THE REQUEST:
Starting at the line that contains "Convert this chart" and stopping after the line that contains "from matplotlib.lines import Line2D", copy the lines exactly. Pictures are left out.

RECORDS:
□ □ □ □

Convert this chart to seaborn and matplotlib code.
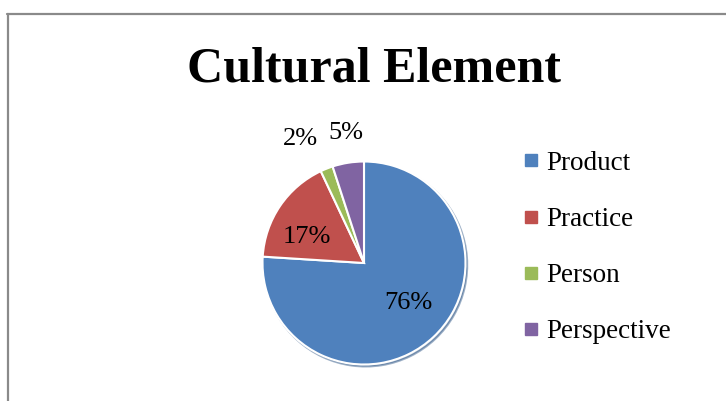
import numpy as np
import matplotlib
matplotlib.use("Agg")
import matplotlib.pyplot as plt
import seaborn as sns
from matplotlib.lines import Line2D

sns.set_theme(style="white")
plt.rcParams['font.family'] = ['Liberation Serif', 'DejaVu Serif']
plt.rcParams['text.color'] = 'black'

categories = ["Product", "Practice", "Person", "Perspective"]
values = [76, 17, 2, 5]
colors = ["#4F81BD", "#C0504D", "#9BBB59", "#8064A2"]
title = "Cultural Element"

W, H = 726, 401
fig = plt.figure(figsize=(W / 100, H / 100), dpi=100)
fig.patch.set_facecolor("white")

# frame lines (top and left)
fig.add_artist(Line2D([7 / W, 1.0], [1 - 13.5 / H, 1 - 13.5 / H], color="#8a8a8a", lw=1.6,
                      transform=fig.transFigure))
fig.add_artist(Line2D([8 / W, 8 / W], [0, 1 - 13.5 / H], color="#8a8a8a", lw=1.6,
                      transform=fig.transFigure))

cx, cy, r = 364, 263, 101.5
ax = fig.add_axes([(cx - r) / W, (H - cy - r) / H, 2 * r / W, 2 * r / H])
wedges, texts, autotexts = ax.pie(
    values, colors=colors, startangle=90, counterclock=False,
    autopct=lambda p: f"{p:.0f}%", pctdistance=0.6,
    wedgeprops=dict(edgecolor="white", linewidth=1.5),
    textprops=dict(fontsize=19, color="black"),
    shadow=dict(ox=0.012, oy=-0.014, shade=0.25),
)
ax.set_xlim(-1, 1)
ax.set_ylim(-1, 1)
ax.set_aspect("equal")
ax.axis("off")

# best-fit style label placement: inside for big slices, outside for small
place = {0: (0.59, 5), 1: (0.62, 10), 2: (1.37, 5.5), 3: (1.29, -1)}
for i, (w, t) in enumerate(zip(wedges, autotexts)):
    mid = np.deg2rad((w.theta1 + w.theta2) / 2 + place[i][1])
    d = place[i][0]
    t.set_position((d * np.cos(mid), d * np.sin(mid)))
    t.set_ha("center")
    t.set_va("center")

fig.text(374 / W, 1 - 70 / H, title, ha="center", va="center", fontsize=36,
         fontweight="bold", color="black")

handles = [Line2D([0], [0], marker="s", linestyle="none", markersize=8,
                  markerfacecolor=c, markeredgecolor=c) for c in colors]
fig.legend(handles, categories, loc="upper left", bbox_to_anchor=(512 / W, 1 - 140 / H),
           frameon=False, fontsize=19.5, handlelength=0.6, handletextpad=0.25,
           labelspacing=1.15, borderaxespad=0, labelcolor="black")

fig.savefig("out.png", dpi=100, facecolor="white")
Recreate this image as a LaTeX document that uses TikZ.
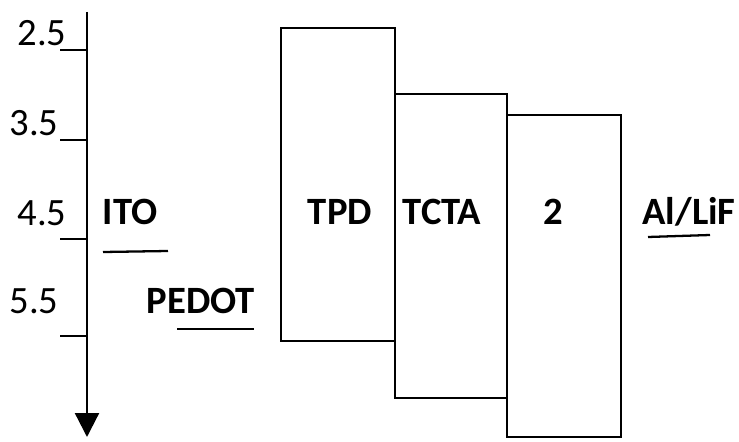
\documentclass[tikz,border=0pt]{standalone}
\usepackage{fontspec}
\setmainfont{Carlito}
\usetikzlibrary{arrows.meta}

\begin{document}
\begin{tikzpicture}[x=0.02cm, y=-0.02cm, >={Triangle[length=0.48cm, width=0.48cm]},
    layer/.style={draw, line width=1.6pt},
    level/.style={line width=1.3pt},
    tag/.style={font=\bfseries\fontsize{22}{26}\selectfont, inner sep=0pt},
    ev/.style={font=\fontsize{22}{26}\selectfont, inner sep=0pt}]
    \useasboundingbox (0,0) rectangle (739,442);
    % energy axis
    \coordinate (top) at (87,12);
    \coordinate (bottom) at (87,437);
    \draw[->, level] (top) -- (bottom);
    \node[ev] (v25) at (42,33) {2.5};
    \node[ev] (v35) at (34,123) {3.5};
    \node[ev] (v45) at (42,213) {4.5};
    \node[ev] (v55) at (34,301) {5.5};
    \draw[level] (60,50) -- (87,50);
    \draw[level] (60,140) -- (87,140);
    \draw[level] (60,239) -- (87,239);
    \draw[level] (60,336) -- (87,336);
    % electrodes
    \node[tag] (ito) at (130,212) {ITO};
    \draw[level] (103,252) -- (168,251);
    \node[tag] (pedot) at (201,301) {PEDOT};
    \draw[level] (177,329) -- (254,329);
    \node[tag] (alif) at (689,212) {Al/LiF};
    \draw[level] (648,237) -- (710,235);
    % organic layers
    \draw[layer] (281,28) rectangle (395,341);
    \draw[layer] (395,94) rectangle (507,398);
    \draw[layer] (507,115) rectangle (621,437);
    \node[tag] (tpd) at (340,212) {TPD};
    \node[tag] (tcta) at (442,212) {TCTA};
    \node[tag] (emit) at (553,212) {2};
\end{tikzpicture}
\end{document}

□ □ □ □

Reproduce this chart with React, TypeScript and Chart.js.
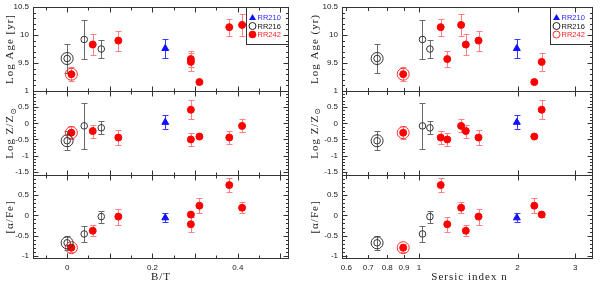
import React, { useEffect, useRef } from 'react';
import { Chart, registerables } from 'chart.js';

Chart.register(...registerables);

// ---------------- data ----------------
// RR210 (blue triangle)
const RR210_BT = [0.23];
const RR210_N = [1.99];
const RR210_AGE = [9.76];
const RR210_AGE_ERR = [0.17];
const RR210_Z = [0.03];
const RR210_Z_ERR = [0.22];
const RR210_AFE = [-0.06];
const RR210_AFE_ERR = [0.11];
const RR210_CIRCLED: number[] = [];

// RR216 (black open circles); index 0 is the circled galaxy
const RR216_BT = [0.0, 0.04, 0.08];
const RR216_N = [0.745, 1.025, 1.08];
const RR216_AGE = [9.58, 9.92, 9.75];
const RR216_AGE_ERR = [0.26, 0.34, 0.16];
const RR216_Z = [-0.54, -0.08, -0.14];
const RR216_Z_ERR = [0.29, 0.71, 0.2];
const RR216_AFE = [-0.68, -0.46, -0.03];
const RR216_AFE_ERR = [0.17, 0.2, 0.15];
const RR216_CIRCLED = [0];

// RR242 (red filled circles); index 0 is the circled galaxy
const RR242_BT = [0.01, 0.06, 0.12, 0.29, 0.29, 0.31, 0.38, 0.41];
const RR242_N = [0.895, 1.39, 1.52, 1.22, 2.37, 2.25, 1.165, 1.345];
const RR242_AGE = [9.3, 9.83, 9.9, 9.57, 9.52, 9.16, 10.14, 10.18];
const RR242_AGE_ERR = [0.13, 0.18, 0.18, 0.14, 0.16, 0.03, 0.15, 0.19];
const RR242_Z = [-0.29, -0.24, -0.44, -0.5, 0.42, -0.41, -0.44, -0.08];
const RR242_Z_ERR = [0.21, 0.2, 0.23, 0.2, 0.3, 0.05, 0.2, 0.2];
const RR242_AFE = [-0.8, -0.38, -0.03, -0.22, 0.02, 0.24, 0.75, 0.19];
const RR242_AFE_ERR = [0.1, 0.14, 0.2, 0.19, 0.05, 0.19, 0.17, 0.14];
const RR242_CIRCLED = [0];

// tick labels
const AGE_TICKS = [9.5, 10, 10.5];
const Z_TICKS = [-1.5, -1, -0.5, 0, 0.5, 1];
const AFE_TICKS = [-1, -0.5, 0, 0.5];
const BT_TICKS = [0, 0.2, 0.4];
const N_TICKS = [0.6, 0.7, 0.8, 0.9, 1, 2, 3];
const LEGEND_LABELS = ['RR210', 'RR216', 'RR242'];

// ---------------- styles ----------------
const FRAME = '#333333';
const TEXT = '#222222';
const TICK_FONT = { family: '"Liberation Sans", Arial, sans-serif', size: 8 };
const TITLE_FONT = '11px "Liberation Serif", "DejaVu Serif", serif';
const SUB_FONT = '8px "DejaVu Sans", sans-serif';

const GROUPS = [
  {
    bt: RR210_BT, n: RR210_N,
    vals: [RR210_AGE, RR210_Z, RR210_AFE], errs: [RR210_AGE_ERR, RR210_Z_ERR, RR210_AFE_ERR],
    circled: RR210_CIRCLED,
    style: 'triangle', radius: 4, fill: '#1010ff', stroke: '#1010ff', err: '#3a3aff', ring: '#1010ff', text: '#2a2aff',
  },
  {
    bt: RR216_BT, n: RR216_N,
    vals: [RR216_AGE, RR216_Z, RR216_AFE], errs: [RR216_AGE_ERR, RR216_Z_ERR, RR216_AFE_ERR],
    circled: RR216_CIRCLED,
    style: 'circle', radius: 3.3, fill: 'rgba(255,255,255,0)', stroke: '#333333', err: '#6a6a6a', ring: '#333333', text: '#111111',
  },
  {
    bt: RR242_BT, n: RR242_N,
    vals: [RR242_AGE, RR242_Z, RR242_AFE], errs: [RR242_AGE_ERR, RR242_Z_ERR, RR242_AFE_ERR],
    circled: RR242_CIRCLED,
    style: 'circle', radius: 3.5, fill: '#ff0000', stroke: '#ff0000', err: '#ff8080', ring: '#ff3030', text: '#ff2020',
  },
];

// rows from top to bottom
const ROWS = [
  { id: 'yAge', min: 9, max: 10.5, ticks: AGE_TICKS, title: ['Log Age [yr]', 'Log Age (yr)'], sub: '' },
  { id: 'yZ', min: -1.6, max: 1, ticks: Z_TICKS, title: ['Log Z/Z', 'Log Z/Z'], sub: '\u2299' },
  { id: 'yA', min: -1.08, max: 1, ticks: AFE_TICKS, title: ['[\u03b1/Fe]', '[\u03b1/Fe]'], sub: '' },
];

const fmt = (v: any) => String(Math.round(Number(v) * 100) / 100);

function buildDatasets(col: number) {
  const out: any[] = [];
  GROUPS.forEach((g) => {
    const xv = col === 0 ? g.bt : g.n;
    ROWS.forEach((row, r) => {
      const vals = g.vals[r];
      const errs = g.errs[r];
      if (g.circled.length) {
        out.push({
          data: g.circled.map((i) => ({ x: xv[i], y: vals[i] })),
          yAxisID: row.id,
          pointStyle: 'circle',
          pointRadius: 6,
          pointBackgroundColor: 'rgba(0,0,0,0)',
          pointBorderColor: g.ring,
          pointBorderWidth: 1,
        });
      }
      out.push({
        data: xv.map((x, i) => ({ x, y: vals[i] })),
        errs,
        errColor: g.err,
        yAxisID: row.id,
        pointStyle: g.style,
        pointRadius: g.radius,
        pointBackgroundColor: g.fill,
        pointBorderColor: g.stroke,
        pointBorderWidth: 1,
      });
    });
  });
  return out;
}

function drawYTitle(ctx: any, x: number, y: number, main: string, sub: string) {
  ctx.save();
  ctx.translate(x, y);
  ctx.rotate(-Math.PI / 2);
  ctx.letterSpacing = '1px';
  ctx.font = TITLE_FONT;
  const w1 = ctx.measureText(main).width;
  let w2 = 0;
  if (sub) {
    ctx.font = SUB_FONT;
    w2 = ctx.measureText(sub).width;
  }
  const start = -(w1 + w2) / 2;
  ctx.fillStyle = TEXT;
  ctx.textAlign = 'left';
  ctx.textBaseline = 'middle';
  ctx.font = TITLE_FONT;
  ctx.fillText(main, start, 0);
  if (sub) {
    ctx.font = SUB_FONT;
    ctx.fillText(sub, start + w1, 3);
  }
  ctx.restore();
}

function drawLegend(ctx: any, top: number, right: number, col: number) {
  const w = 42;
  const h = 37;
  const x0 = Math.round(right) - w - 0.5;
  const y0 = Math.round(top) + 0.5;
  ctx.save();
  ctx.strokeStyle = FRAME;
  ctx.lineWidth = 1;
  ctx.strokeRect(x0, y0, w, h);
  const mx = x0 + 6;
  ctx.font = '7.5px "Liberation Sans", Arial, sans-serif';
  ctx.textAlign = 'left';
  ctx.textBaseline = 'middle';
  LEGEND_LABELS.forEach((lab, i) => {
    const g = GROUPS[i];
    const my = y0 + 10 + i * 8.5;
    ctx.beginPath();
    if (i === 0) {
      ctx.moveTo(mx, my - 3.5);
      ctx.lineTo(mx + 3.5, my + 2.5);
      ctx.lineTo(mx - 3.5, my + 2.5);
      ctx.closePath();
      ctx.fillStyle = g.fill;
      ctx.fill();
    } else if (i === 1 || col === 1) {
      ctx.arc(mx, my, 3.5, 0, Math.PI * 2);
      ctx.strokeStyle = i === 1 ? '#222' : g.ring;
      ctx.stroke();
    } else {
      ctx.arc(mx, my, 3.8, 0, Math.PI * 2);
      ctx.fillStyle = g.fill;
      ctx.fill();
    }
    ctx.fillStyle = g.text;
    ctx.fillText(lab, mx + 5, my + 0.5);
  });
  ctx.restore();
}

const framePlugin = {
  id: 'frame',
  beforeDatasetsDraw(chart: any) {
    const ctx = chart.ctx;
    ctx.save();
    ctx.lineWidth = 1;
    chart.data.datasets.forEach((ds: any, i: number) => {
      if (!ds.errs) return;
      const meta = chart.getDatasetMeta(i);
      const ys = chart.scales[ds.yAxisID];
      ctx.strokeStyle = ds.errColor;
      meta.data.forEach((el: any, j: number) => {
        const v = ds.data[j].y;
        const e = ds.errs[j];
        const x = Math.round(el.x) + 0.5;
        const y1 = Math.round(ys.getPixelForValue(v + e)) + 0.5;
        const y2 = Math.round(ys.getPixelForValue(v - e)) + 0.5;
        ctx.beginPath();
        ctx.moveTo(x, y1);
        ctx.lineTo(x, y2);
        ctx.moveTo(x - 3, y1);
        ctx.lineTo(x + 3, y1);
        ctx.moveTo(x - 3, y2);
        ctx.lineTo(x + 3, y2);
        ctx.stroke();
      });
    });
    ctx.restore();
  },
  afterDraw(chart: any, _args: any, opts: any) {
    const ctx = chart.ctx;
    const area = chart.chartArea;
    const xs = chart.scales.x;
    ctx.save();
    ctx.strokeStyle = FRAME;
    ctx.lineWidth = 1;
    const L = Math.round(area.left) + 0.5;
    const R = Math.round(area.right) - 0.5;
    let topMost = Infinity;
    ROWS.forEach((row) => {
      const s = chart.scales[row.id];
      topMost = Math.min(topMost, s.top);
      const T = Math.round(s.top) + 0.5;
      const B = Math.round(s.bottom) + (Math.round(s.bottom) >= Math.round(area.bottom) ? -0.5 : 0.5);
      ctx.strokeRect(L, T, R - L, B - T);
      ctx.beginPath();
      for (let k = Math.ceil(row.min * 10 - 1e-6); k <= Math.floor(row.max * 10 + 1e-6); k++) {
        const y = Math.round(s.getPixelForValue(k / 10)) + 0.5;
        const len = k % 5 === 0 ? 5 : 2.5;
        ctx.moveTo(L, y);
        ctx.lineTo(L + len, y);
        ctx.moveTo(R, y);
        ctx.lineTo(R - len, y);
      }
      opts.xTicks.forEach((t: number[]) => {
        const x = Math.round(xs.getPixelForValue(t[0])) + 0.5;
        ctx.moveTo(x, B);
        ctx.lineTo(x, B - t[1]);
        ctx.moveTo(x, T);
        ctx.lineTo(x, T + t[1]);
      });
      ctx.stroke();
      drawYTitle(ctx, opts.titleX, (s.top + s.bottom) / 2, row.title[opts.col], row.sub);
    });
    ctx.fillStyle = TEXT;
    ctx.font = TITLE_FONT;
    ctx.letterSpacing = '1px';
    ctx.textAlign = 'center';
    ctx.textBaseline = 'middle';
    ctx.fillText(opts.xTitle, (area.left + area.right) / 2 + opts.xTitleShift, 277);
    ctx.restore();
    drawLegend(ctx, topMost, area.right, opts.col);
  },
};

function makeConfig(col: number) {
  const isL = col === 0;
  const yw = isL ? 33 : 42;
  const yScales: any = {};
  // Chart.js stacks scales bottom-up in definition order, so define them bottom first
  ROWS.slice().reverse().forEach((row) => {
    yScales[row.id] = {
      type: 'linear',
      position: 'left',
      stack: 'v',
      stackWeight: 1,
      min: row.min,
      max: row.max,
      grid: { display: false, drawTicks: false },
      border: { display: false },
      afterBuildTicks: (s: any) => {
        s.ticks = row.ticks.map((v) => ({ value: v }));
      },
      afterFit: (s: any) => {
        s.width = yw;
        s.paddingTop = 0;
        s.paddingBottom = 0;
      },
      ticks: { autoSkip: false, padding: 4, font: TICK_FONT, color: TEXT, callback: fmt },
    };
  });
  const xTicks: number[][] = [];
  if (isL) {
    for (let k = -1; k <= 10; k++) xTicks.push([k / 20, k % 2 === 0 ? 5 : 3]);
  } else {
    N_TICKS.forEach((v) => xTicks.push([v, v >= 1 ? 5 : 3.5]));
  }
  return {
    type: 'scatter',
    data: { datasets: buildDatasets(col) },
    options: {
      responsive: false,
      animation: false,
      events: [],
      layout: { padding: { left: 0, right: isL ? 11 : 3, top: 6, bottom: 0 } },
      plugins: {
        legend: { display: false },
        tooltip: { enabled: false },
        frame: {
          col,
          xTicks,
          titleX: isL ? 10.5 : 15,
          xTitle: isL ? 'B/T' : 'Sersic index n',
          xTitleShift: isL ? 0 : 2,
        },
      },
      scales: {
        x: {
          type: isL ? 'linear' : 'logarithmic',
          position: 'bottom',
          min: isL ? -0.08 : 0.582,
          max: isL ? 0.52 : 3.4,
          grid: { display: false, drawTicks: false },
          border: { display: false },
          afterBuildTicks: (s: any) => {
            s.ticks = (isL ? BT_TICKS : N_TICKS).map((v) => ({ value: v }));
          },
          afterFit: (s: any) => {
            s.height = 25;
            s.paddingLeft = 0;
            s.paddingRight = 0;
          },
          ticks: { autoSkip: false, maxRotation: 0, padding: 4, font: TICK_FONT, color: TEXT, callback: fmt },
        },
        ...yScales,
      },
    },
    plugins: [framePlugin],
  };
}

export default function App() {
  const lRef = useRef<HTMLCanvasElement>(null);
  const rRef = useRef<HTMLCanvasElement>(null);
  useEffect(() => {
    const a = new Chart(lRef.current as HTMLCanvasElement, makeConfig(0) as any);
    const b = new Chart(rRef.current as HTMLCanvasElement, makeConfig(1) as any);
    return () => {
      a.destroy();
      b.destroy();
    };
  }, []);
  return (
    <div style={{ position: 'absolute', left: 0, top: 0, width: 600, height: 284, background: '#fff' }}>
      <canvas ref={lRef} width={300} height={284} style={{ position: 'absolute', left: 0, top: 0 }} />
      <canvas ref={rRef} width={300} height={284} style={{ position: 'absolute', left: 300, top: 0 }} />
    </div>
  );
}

□ □ □ □

FINISHED EXERCISE:
Convert this chart to seaborn and matplotlib code.
import numpy as np
import matplotlib
matplotlib.use("Agg")
import matplotlib.pyplot as plt
import seaborn as sns
from matplotlib.lines import Line2D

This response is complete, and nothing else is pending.